The deer was no match for my crossbow and ran no more than 100 yards to our right. Time had worked in my favor once again as we tracked the clear blood trail straight to my deer in broad daylight. This harvest would provide my family with many many plentiful meals and for that, I am so incredibly thankful. This year’s odds were teetering on a balance beam
for me and I knew I had a big challenge to tackle. But every- thing fell into place as I was grateful enough to harvest a beautiful, healthy 6-point that evening. My archery season upped my level in hunting for me and put me up to the test in many aspects. Everyone’s lives change all the time and we can never predict what tomorrow will bring us. Balancing time to do what we want to do and what we have to do can be very difficult. It may even cause us to occasionally make sacrifices in our lives and schedules.

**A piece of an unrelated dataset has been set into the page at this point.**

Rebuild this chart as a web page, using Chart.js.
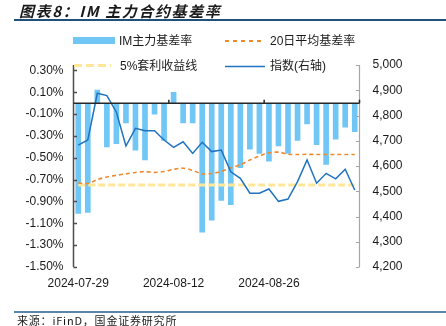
<!DOCTYPE html>
<html>
<head>
<meta charset="utf-8">
<script src="https://cdn.jsdelivr.net/npm/chart.js@4"></script>
<style>
  body { margin: 0; background: #fff; }
  #wrap { position: relative; width: 446px; height: 326px; overflow: hidden;
          font-family: "Liberation Sans", Arial, "Noto Sans CJK SC", sans-serif; color: #1a1a1a; }
  #wrap canvas { position: absolute; left: 0; top: 0; }
  .title { position: absolute; left: 19px; top: 0px; font: italic 700 15px "Noto Sans CJK SC", sans-serif;
           letter-spacing: 1.6px; color: #1a1a1a; white-space: nowrap; }
  .rule { position: absolute; left: 14px; right: 0; height: 2px; }
  .src { position: absolute; left: 17px; font: 11px/14px "Noto Sans CJK SC", sans-serif;
         letter-spacing: 0.8px; white-space: nowrap; }
  .lg { position: absolute; font-size: 12px; line-height: 14px; white-space: nowrap; }
</style>
</head>
<body>
<div id="wrap">
  <canvas id="basisChart" width="446" height="326"></canvas>
  <div class="title">图表8：IM 主力合约基差率</div>
  <div class="rule" style="top:19px;background:#21507a"></div>

  <svg width="446" height="80" style="position:absolute;left:0;top:0">
    <rect x="73" y="37" width="42" height="7" fill="#70c7f6"/>
    <line x1="225" y1="41" x2="264" y2="41" stroke="#ee8a2e" stroke-width="1.8" stroke-dasharray="4,4"/>
    <line x1="74" y1="65.5" x2="111" y2="65.5" stroke="#ffe699" stroke-width="3" stroke-dasharray="8,4"/>
    <line x1="225" y1="66.5" x2="265" y2="66.5" stroke="#1f73c0" stroke-width="1.5"/>
  </svg>
  <div class="lg" style="left:119px;top:34px">IM主力基差率</div>
  <div class="lg" style="left:270px;top:34px">20日平均基差率</div>
  <div class="lg" style="left:120px;top:59px">5%套利收益线</div>
  <div class="lg" style="left:270px;top:59px">指数(右轴)</div>

  <div class="rule" style="top:311px;background:#5a87a8"></div>
  <div class="src" style="top:313px">来源：iFinD，国金证券研究所</div>
</div>
<script>
const dates = [
  "2024-07-29", "2024-07-30", "2024-07-31", "2024-08-01", "2024-08-02",
  "2024-08-05", "2024-08-06", "2024-08-07", "2024-08-08", "2024-08-09",
  "2024-08-12", "2024-08-13", "2024-08-14", "2024-08-15", "2024-08-16",
  "2024-08-19", "2024-08-20", "2024-08-21", "2024-08-22", "2024-08-23",
  "2024-08-26", "2024-08-27", "2024-08-28", "2024-08-29", "2024-08-30",
  "2024-09-02", "2024-09-03", "2024-09-04", "2024-09-05", "2024-09-06"
];

// IM main contract basis rate, %
const basis = [
  -1.01, -1.00, 0.12, -0.40, -0.37, -0.18, -0.43, -0.52, -0.10, -0.34,
  0.10, -0.18, -0.18, -1.18, -1.07, -0.89, -0.93, -0.59, -0.42, -0.46,
  -0.53, -0.39, -0.46, -0.34, -0.19, -0.38, -0.56, -0.33, -0.22, -0.26
];

// 20-day average basis rate, %
const basisMA20 = [
  -0.73, -0.735, -0.70, -0.675, -0.66, -0.647, -0.634, -0.626, -0.634, -0.626,
  -0.606, -0.595, -0.615, -0.647, -0.643, -0.625, -0.592, -0.565, -0.52, -0.483,
  -0.455, -0.448, -0.467, -0.47, -0.468, -0.47, -0.47, -0.47, -0.47, -0.47
];

// 5% arbitrage return threshold, %
const arbLine = [
  -0.75, -0.75, -0.75, -0.75, -0.75, -0.75, -0.75, -0.75, -0.75, -0.75,
  -0.75, -0.75, -0.75, -0.75, -0.75, -0.75, -0.75, -0.75, -0.75, -0.75,
  -0.75, -0.75, -0.75, -0.75, -0.75, -0.75, -0.75, -0.75, -0.75, -0.75
];

// CSI 1000 index close (right axis)
const indexClose = [
  4683, 4703, 4888, 4879, 4813, 4679, 4749, 4740, 4740, 4703,
  4674, 4696, 4650, 4694, 4657, 4663, 4577, 4551, 4492, 4492,
  4509, 4460, 4469, 4538, 4624, 4532, 4571, 4549, 4587, 4505
];

const pctTicks = [-1.5, -1.3, -1.1, -0.9, -0.7, -0.5, -0.3, -0.1, 0.1, 0.3];
const idxTicks = [4200, 4300, 4400, 4500, 4600, 4700, 4800, 4900, 5000];

const FONT = '"Liberation Sans", Arial, "Noto Sans CJK SC", sans-serif';

// axis lines with inward ticks, plus the zero line
const axisLines = {
  id: 'axisLines',
  afterDatasetsDraw(chart) {
    const { ctx, chartArea: a, scales: { x, y, y2 } } = chart;
    ctx.save();

    ctx.strokeStyle = '#4d4d4d';
    ctx.lineWidth = 1.5;
    ctx.beginPath();
    ctx.moveTo(a.left, a.top);
    ctx.lineTo(a.left, a.bottom);
    pctTicks.forEach(v => {
      const py = Math.round(y.getPixelForValue(v)) + 0.5;
      ctx.moveTo(a.left, py);
      ctx.lineTo(a.left + 3.5, py);
    });
    ctx.stroke();

    ctx.strokeStyle = '#a6a6a6';
    ctx.lineWidth = 1.2;
    ctx.beginPath();
    ctx.moveTo(a.right, a.top);
    ctx.lineTo(a.right, a.bottom);
    idxTicks.forEach(v => {
      const py = Math.round(y2.getPixelForValue(v)) + 0.5;
      ctx.moveTo(a.right, py);
      ctx.lineTo(a.right - 3.5, py);
    });
    ctx.stroke();

    const z = y.getPixelForValue(0);
    ctx.strokeStyle = '#262626';
    ctx.lineWidth = 1.5;
    ctx.beginPath();
    ctx.moveTo(a.left, z);
    ctx.lineTo(a.right, z);
    [9.5, 19.5, 29.5].forEach(i => {
      const px = x.getPixelForValue(i);
      ctx.moveTo(px, z);
      ctx.lineTo(px, z - 3.5);
    });
    ctx.stroke();
    ctx.restore();
  }
};

Chart.defaults.font.family = FONT;
Chart.defaults.font.size = 12;
Chart.defaults.color = '#1a1a1a';

new Chart(document.getElementById('basisChart'), {
  data: {
    labels: dates,
    datasets: [
      {
        type: 'line', label: '指数(右轴)', data: indexClose, yAxisID: 'y2', order: 1,
        borderColor: '#1f73c0', borderWidth: 1.5, pointRadius: 0, tension: 0
      },
      {
        type: 'line', label: '20日平均基差率', data: basisMA20, yAxisID: 'y', order: 2,
        borderColor: '#ee8a2e', borderWidth: 1.6, borderDash: [4, 3], pointRadius: 0, tension: 0.3
      },
      {
        type: 'line', label: '5%套利收益线', data: arbLine, yAxisID: 'y', order: 3,
        borderColor: '#ffe699', borderWidth: 3, borderDash: [7, 3], pointRadius: 0
      },
      {
        type: 'bar', label: 'IM主力基差率', data: basis, yAxisID: 'y', order: 4,
        backgroundColor: '#70c7f6', barThickness: 5
      }
    ]
  },
  options: {
    responsive: false,
    animation: false,
    layout: { padding: { top: 65, bottom: 34, left: 0, right: 0 } },
    plugins: { legend: { display: false }, tooltip: { enabled: false } },
    scales: {
      x: {
        offset: true,
        grid: { display: false, drawTicks: false },
        border: { display: false },
        ticks: {
          autoSkip: false, maxRotation: 0, padding: 9,
          callback: (v, i) => (i % 10 === 0 ? dates[i] : '')
        },
        afterFit: s => { s.height = 25; }
      },
      y: {
        position: 'left', min: -1.5, max: 0.35,
        grid: { display: false, drawTicks: false },
        border: { display: false },
        afterBuildTicks: s => { s.ticks = pctTicks.map(v => ({ value: v })); },
        ticks: { padding: 10, callback: v => v.toFixed(2) + '%' },
        afterFit: s => { s.width = 73.5; }
      },
      y2: {
        position: 'right', min: 4200, max: 5000,
        grid: { display: false, drawTicks: false },
        border: { display: false },
        afterBuildTicks: s => { s.ticks = idxTicks.map(v => ({ value: v })); },
        ticks: { padding: 13, callback: v => v.toLocaleString('en-US') },
        afterFit: s => { s.width = 86.5; }
      }
    }
  },
  plugins: [axisLines]
});
</script>
</body>
</html>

Time is very precious and goes by so quickly. It only makes me wonder, what if I had gotten behind a slow driver that day and been a couple of minutes late getting home, or what if I was being lazy that day and my butt was dragging while getting ready, I could have even just said I was too tired and not even gone out. Everything would have had a completely different outcome and I got very lucky this season to have everything work out in my favor. This may not always be the case but no matter what I will forever be grateful for the time I do have in the woods with my dad, with or without a harvest.